# [Extracted information]
▶

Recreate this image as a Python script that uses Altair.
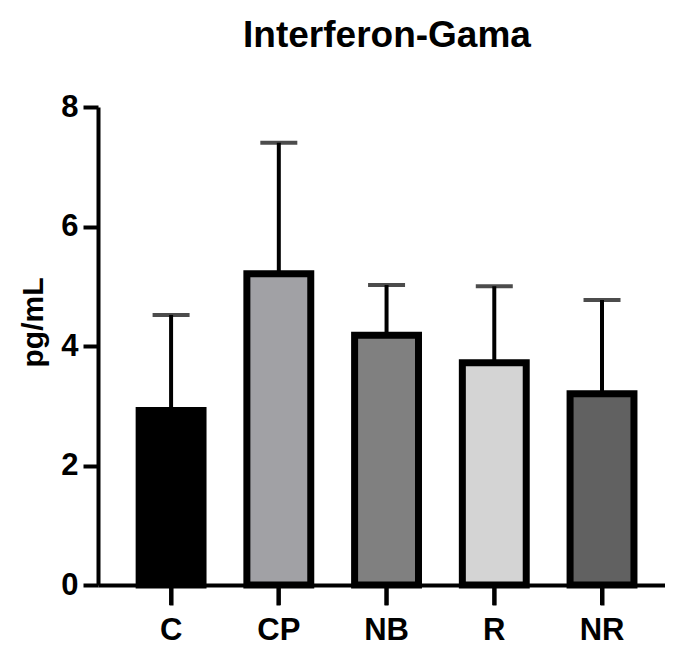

◀
▶

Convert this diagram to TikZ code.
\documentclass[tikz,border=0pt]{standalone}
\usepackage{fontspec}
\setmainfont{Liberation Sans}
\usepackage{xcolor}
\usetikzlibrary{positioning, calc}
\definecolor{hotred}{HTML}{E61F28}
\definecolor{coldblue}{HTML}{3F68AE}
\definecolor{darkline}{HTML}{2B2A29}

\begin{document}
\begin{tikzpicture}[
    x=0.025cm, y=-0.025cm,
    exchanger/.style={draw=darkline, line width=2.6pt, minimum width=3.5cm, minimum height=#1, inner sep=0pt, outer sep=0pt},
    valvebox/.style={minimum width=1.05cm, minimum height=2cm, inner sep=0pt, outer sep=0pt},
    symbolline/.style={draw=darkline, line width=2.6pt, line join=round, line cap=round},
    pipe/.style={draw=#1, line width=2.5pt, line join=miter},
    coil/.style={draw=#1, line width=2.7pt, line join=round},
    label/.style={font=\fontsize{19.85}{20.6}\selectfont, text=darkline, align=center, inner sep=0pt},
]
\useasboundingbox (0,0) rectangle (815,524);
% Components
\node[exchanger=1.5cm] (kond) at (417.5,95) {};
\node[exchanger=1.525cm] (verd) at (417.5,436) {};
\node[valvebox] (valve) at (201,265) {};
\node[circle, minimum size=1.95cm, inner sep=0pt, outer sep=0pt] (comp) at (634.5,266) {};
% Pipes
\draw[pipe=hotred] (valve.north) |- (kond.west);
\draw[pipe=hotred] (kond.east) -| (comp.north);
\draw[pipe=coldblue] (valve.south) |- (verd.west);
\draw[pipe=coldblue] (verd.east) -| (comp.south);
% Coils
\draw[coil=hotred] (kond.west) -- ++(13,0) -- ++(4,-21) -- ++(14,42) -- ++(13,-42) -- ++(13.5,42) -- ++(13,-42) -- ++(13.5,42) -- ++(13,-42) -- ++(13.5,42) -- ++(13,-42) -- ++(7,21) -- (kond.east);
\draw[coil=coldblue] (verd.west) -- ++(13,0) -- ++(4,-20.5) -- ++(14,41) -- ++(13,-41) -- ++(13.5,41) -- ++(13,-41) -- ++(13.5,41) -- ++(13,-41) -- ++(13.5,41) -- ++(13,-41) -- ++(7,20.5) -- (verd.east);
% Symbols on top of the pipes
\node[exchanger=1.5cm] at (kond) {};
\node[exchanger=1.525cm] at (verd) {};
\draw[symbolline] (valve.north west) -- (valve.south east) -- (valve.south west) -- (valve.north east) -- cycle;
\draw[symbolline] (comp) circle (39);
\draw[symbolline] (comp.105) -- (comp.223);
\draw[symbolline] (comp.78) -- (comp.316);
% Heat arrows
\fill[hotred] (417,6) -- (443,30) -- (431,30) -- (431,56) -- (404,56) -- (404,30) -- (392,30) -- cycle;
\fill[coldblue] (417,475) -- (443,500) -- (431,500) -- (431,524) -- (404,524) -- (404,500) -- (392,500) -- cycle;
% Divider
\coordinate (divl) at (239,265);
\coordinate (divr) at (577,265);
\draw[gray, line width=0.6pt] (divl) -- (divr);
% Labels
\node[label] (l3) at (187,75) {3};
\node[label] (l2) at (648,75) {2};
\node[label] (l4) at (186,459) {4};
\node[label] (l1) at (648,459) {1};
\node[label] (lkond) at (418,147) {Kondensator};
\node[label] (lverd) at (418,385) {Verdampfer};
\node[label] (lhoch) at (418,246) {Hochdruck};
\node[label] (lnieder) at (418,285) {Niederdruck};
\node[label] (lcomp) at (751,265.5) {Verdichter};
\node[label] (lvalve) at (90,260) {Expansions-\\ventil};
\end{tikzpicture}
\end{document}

◀
▶

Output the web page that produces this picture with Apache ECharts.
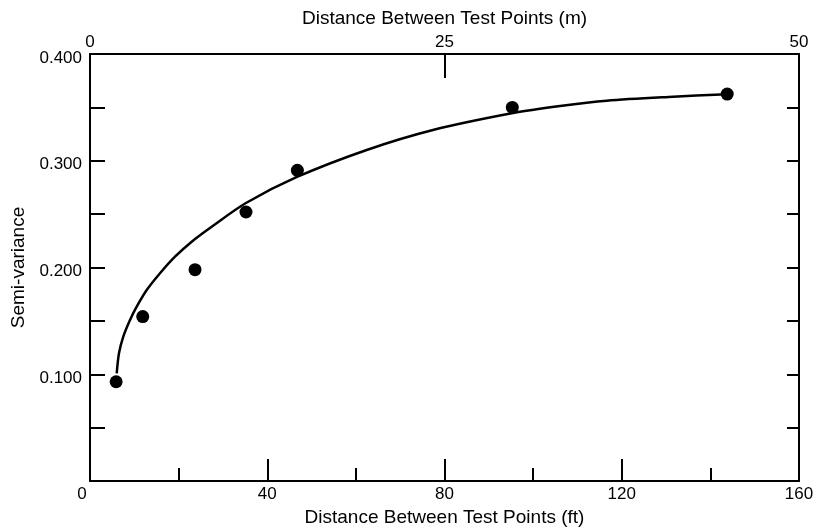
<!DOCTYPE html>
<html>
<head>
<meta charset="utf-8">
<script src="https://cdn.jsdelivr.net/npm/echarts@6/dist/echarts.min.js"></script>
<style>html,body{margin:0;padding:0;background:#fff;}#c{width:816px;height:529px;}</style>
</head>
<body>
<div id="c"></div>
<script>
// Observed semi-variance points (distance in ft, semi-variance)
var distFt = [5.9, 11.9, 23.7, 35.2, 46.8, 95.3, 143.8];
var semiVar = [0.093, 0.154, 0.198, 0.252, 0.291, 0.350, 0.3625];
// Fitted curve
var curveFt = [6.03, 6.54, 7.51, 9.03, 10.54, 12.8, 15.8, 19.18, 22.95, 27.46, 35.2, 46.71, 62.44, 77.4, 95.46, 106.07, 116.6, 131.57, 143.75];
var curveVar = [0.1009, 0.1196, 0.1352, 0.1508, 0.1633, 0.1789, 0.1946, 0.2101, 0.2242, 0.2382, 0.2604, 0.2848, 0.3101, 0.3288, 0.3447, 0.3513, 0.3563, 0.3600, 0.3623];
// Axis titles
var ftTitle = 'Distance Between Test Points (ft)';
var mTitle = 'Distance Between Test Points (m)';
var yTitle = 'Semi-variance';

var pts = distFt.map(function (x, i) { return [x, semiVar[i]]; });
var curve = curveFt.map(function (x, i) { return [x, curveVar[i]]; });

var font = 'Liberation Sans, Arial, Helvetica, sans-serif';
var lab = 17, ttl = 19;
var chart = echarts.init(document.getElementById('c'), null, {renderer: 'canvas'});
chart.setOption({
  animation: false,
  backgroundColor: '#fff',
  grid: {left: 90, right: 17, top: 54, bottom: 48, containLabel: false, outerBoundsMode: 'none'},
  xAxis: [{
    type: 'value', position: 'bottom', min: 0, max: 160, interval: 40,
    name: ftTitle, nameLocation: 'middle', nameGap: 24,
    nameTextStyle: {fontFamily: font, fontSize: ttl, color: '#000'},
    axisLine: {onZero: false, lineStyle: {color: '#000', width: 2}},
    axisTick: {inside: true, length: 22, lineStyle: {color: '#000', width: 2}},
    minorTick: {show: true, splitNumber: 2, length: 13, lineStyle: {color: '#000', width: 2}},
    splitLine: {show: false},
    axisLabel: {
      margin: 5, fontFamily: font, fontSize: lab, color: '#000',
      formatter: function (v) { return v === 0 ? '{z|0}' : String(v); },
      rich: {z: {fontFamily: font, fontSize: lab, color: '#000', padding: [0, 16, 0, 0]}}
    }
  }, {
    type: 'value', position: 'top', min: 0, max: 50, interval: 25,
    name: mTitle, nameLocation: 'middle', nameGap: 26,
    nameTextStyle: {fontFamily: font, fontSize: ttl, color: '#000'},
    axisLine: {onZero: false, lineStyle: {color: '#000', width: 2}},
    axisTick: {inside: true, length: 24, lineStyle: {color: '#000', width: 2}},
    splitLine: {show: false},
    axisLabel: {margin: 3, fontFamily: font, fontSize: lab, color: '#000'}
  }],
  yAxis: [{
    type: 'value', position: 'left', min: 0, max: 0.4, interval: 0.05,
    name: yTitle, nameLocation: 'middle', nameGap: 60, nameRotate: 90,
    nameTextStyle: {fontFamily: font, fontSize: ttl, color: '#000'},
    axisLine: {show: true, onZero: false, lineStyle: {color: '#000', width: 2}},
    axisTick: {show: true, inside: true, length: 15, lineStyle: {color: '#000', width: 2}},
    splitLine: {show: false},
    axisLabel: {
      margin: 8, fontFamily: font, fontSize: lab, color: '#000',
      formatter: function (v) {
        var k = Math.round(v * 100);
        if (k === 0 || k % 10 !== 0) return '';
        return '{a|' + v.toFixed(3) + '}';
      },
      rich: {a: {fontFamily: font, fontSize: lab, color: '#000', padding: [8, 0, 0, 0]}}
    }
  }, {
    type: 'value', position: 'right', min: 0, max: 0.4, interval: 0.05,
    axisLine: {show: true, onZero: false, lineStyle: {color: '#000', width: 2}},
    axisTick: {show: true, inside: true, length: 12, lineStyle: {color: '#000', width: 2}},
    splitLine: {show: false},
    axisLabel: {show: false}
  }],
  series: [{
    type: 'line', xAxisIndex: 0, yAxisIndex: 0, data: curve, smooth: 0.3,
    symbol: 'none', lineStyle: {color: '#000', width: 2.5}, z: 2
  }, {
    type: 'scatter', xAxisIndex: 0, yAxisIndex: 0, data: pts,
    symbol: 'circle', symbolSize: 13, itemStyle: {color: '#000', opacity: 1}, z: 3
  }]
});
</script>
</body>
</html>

◀

# [Objective]
Leave out the pictures and quote exactly the lines from the one where "Output the web" appears to the one where "var curve = curveFt.map(function" appears, both ends counted.

# [Task solution]
Output the web page that produces this picture with Apache ECharts.
<!DOCTYPE html>
<html>
<head>
<meta charset="utf-8">
<script src="https://cdn.jsdelivr.net/npm/echarts@6/dist/echarts.min.js"></script>
<style>html,body{margin:0;padding:0;background:#fff;}#c{width:816px;height:529px;}</style>
</head>
<body>
<div id="c"></div>
<script>
// Observed semi-variance points (distance in ft, semi-variance)
var distFt = [5.9, 11.9, 23.7, 35.2, 46.8, 95.3, 143.8];
var semiVar = [0.093, 0.154, 0.198, 0.252, 0.291, 0.350, 0.3625];
// Fitted curve
var curveFt = [6.03, 6.54, 7.51, 9.03, 10.54, 12.8, 15.8, 19.18, 22.95, 27.46, 35.2, 46.71, 62.44, 77.4, 95.46, 106.07, 116.6, 131.57, 143.75];
var curveVar = [0.1009, 0.1196, 0.1352, 0.1508, 0.1633, 0.1789, 0.1946, 0.2101, 0.2242, 0.2382, 0.2604, 0.2848, 0.3101, 0.3288, 0.3447, 0.3513, 0.3563, 0.3600, 0.3623];
// Axis titles
var ftTitle = 'Distance Between Test Points (ft)';
var mTitle = 'Distance Between Test Points (m)';
var yTitle = 'Semi-variance';

var pts = distFt.map(function (x, i) { return [x, semiVar[i]]; });
var curve = curveFt.map(function (x, i) { return [x, curveVar[i]]; });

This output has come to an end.